Now I really have no idea if Scalia is a fine legal mind or not. I certainly hear all the time that he is, mostly from people who are not lawyers and have probably never read one of his legal decisions (and that means you, Monica Crowley) so I'm not going to pass on an unreliable opinion as my own. I do know, however, that he is using this dissent as an opportunity to play a fine bit of politics and fan the flames of Congressional wingers, particularly Rep. Tom Feeny (R-FL), who introduced a resolution last year which threatens with impeachment any Supreme Court Justice who cites a foreign law in a decision.

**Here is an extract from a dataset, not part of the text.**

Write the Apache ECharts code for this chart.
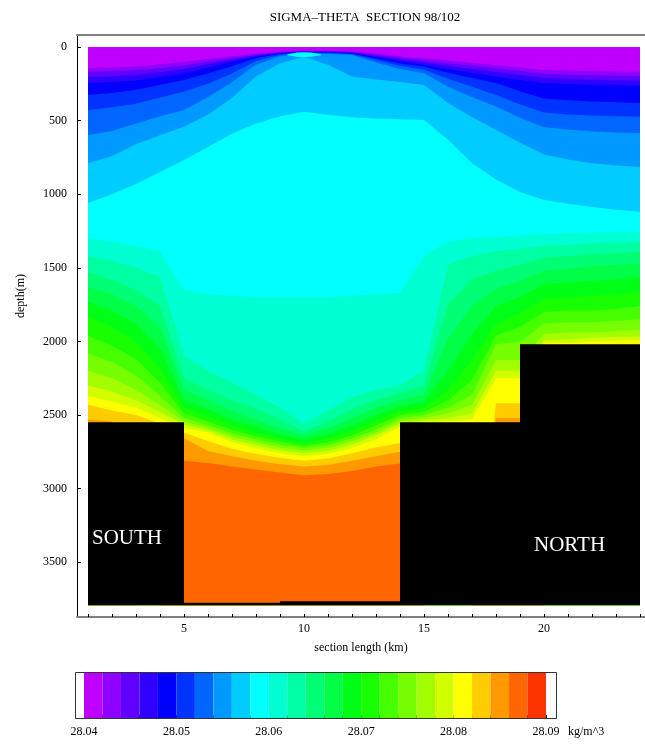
<!DOCTYPE html>
<html><head><meta charset="utf-8">
<script src="https://cdn.jsdelivr.net/npm/echarts@6/dist/echarts.min.js"></script>
<style>html,body{margin:0;padding:0;background:#fff}#c{width:645px;height:745px}</style>
</head><body><div id="c"></div>
<script>
// ---- station positions (km) ----
const stationKm = [1,2,3,4,5,6,7,8,9,10,11,12,13,14,15,16,17,18,19,20,21,22,23,24];

// ---- depth (m) of each sigma-theta level at every station ----
const iso28042 = [145,140,132,118,100,82,62,46,32,25,25,30,45,62,77,92,107,122,140,156,160,163,166,168];
const iso28044 = [170,165,158,145,125,100,75,52,36,28,29,34,52,72,92,110,128,145,162,182,188,192,195,198];
const iso28046 = [205,198,190,172,150,118,88,58,40,31,32,38,60,84,106,128,150,170,190,210,218,222,226,230];
const iso28048 = [245,238,228,205,180,140,100,64,44,34,35,42,68,98,120,150,175,200,225,245,252,255,258,260];
const iso28050 = [326,312,290,258,224,180,130,75,48,37,38,46,78,112,134,175,210,245,300,350,362,370,376,380];
const iso28052 = [430,410,385,345,303,250,180,95,54,40,42,50,90,128,155,215,270,326,390,445,458,465,470,473];
const iso28054 = [600,570,520,470,428,340,240,120,62,45,48,54,105,150,178,270,340,405,480,545,560,572,580,585];
const iso28056 = [790,740,660,600,541,460,345,200,110,66,120,200,220,238,258,380,475,564,650,730,765,790,805,815];
const iso28058 = [1060,1000,930,850,768,680,590,520,470,440,460,478,485,490,496,630,790,900,985,1040,1065,1085,1105,1120];
const iso28060 = [1300,1320,1350,1390,1650,1680,1690,1700,1700,1700,1700,1690,1680,1670,1420,1320,1300,1290,1280,1270,1265,1260,1258,1255];
const iso28062 = [1420,1450,1500,1560,2100,2200,2280,2360,2450,2560,2470,2380,2330,2300,2200,1480,1420,1390,1370,1350,1345,1335,1328,1322];
const iso28064 = [1530,1580,1650,1760,2250,2330,2400,2460,2530,2610,2540,2460,2400,2350,2300,1750,1580,1520,1480,1430,1420,1410,1400,1390];
const iso28066 = [1630,1680,1760,1900,2330,2400,2470,2530,2590,2640,2590,2520,2450,2400,2360,1980,1760,1640,1590,1520,1505,1490,1480,1470];
const iso28068 = [1730,1790,1880,2050,2400,2460,2530,2580,2630,2665,2630,2570,2500,2440,2410,2200,1950,1760,1700,1610,1600,1590,1580,1560];
const iso28070 = [1830,1900,2000,2180,2450,2510,2570,2620,2660,2690,2660,2610,2540,2470,2450,2330,2130,1880,1810,1710,1700,1690,1680,1660];
const iso28072 = [1960,2030,2120,2280,2490,2545,2600,2645,2680,2710,2685,2640,2570,2500,2480,2400,2260,1960,1900,1800,1790,1790,1780,1760];
const iso28074 = [2080,2140,2230,2370,2520,2570,2625,2665,2700,2725,2705,2660,2600,2520,2500,2450,2360,2020,2000,1880,1870,1870,1860,1850];
const iso28076 = [2200,2250,2330,2430,2545,2590,2645,2685,2720,2740,2725,2680,2620,2540,2520,2490,2430,2127,2127,1950,1940,1940,1930,1920];
const iso28078 = [2300,2340,2400,2480,2565,2605,2665,2705,2740,2760,2745,2700,2640,2560,2535,2520,2490,2200,2200,1990,1985,1975,1970,1965];
const iso28080 = [2370,2410,2450,2520,2590,2617,2685,2725,2760,2780,2765,2725,2665,2580,2550,2545,2530,2250,2250,2010,2010,2000,1995,1990];
const iso28082 = [2430,2470,2500,2560,2620,2677,2730,2765,2790,2810,2795,2760,2720,2690,4000,4000,4000,2420,2420,4000,4000,4000,4000,4000];
const iso28084 = [2530,2545,4000,4000,2660,2745,2780,2810,2835,2850,2840,2810,2780,2750,4000,4000,4000,2520,2520,4000,4000,4000,4000,4000];
const iso28086 = [4000,4000,4000,4000,2810,2826,2850,2870,2890,2910,2900,2880,2850,2830,4000,4000,4000,2600,2600,4000,4000,4000,4000,4000];

// small near-surface lens of lighter water around 10 km
const lensKm = [9.3, 9.7, 10.0, 10.3, 10.7];
const lensTop = [50, 38, 35, 38, 50];
const lensBottom = [56, 66, 70, 66, 56];

// ---- bathymetry (black) ----
const bedStartKm = [1, 5, 9, 14, 19];
const bedEndKm = [5, 9, 14, 19, 24];
const bedTopDepth = [2550, 3775, 3765, 2550, 2020];
const fieldBottom = 3792;

// ---- axes ----
const depthTicks = [0,500,1000,1500,2000,2500,3000,3500];
const kmTicks = [1,2,3,4,5,6,7,8,9,10,11,12,13,14,15,16,17,18,19,20,21,22,23,24];
const kmLabels = [5,10,15,20];

// ---- colour scale ----
const binEdges = [28.040,28.042,28.044,28.046,28.048,28.050,28.052,28.054,28.056,28.058,28.060,28.062,28.064,28.066,28.068,28.070,28.072,28.074,28.076,28.078,28.080,28.082,28.084,28.086,28.088,28.090];
const scaleLabels = [28.04,28.05,28.06,28.07,28.08,28.09];
const binColors = ['#c000ff','#9000ff','#6000ff','#3000ff','#0000ff','#0033ff','#0066ff','#0099ff','#00ccff','#00ffff',
  '#00ffd2','#00ffa3','#00ff75','#00ff46','#00ff17','#17ff00','#46ff00','#75ff00','#a3ff00','#d2ff00',
  '#ffff00','#ffcc00','#ff9900','#ff6600','#ff3300'];

const isoLines = [null, iso28042, iso28044, iso28046, iso28048, iso28050, iso28052, iso28054, iso28056, iso28058,
  iso28060, iso28062, iso28064, iso28066, iso28068, iso28070, iso28072, iso28074, iso28076, iso28078,
  iso28080, iso28082, iso28084, iso28086];

const FONT = 'Liberation Serif';
const chart = echarts.init(document.getElementById('c'), null, {renderer: 'canvas'});

const fieldData = isoLines.map((_, k) => [k]);
const bedData = bedStartKm.map((s, i) => [s, bedEndKm[i], bedTopDepth[i]]);
const barData = binColors.map((_, k) => [binEdges[k], binEdges[k + 1], k]);

const xMin = 1 + (77 - 88) / 24, xMax = xMin + 568 / 24;
const yMin = (35 - 47) / 0.1472, yMax = yMin + 582 / 0.1472;

chart.setOption({
  animation: false,
  backgroundColor: '#fff',
  grid: [
    {left: 77, top: 35, width: 568, height: 582, containLabel: false, outerBoundsMode: 'none'},
    {left: 84, top: 672, width: 462, height: 47, containLabel: false, outerBoundsMode: 'none'}
  ],
  xAxis: [
    {gridIndex: 0, type: 'value', min: xMin, max: xMax, position: 'bottom',
      axisLine: {show: true, onZero: false, lineStyle: {color: '#808080', width: 2}},
      axisTick: {show: true, inside: true, length: 3, customValues: kmTicks, lineStyle: {color: '#000'}},
      axisLabel: {customValues: kmLabels, formatter: v => String(v), fontFamily: FONT, fontSize: 12, color: '#000', margin: 6},
      splitLine: {show: false},
      name: 'section length (km)', nameLocation: 'middle', nameGap: 25,
      nameTextStyle: {fontFamily: FONT, fontSize: 12, color: '#000'}},
    {gridIndex: 0, type: 'value', min: xMin, max: xMax, position: 'top',
      axisLine: {show: true, onZero: false, lineStyle: {color: '#808080', width: 2}},
      axisTick: {show: false}, axisLabel: {show: false}, splitLine: {show: false}},
    {gridIndex: 1, type: 'value', min: 28.04, max: 28.09, position: 'bottom',
      axisLine: {show: false},
      axisTick: {show: true, inside: true, length: 4, customValues: binEdges, lineStyle: {color: '#000'}},
      axisLabel: {customValues: scaleLabels, formatter: v => v.toFixed(2), fontFamily: FONT, fontSize: 12, color: '#000', margin: 7},
      splitLine: {show: false}}
  ],
  yAxis: [
    {gridIndex: 0, type: 'value', inverse: true, min: yMin, max: yMax,
      axisLine: {show: true, onZero: false, lineStyle: {color: '#000', width: 1}},
      axisTick: {show: true, inside: true, length: 4, customValues: depthTicks, lineStyle: {color: '#000'}},
      axisLabel: {customValues: depthTicks, formatter: v => String(Math.round(v)), fontFamily: FONT, fontSize: 12, color: '#000', margin: 10},
      splitLine: {show: false}},
    {gridIndex: 1, type: 'value', min: 0, max: 1, show: false}
  ],
  series: [
    {type: 'custom', name: 'field', xAxisIndex: 0, yAxisIndex: 0, silent: true, data: fieldData,
      renderItem: function (params, api) {
        const k = api.value(0);
        const line = isoLines[k];
        const pts = stationKm.map((x, i) => api.coord([x, k === 0 ? 0 : Math.min(line[i], fieldBottom)]));
        pts.push(api.coord([stationKm[stationKm.length - 1], fieldBottom]));
        pts.push(api.coord([stationKm[0], fieldBottom]));
        return {type: 'polygon', shape: {points: pts}, style: {fill: binColors[k]}};
      }},
    {type: 'custom', name: 'lens', xAxisIndex: 0, yAxisIndex: 0, silent: true, data: [[0]],
      renderItem: function (params, api) {
        const pts = lensKm.map((x, i) => api.coord([x, lensTop[i]]));
        for (let i = lensKm.length - 1; i >= 0; i--) pts.push(api.coord([lensKm[i], lensBottom[i]]));
        return {type: 'polygon', shape: {points: pts}, style: {fill: binColors[9]}};
      }},
    {type: 'custom', name: 'bathymetry', xAxisIndex: 0, yAxisIndex: 0, silent: true, data: bedData,
      renderItem: function (params, api) {
        const p0 = api.coord([api.value(0), api.value(2)]);
        const p1 = api.coord([api.value(1), fieldBottom]);
        return {type: 'rect', shape: {x: p0[0], y: p0[1], width: p1[0] - p0[0], height: p1[1] - p0[1]}, style: {fill: '#000'}};
      }},
    {type: 'custom', name: 'colorbar', xAxisIndex: 2, yAxisIndex: 1, silent: true, data: barData,
      renderItem: function (params, api) {
        const p0 = api.coord([api.value(0), 1]);
        const p1 = api.coord([api.value(1), 0]);
        return {type: 'rect', shape: {x: p0[0], y: p0[1], width: p1[0] - p0[0], height: p1[1] - p0[1]}, style: {fill: binColors[api.value(2)]}};
      }}
  ],
  graphic: [
    {type: 'text', x: 365, y: 18, silent: true, z: 100,
      style: {text: 'SIGMA\u2013THETA  SECTION 98/102', font: '13px ' + FONT, fill: '#000', align: 'center', verticalAlign: 'middle'}},
    {type: 'text', x: 21, y: 296, rotation: Math.PI / 2, silent: true, z: 100,
      style: {text: 'depth(m)', font: '12px ' + FONT, fill: '#000', align: 'center', verticalAlign: 'middle'}},
    {type: 'text', x: 92, y: 538, silent: true, z: 100,
      style: {text: 'SOUTH', font: '21px ' + FONT, fill: '#fff', align: 'left', verticalAlign: 'middle'}},
    {type: 'text', x: 534, y: 545, silent: true, z: 100,
      style: {text: 'NORTH', font: '21px ' + FONT, fill: '#fff', align: 'left', verticalAlign: 'middle'}},
    {type: 'rect', shape: {x: 75.5, y: 672.5, width: 481, height: 46}, silent: true, z: 100,
      style: {fill: 'none', stroke: '#333', lineWidth: 1}},
    {type: 'text', x: 568, y: 732, silent: true, z: 100,
      style: {text: 'kg/m^3', font: '12px ' + FONT, fill: '#000', align: 'left', verticalAlign: 'middle'}}
  ]
});
</script></body></html>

It's an absurd proposition. US law cannot be rendered in a vacuum, especially when it comes to areas like intellectual property and maritime law that depend on a high degree of international cooperation. Why, it wasn't so very long ago that the Supremes handed down this decision construing the Warsaw Convention in Chan v. Korean Airlines, Ltd.:
For the reasons given above, we agree with the opinion of the Supreme Court of Canada, see Ludecke v. Canadian Pacific Airlines, Ltd., 98 D.L.R.3d 52 (1979), that the Warsaw Convention does not eliminate the limitation on damages for passenger injury or death as a sanction for failure to provide adequate notice of that limitation.
And who is the author of this opinion? Well -- that would be Justice Scalia, writing for the majority.

Hey Monica, can you say the word H-Y-P-O-C-R-I-T-E?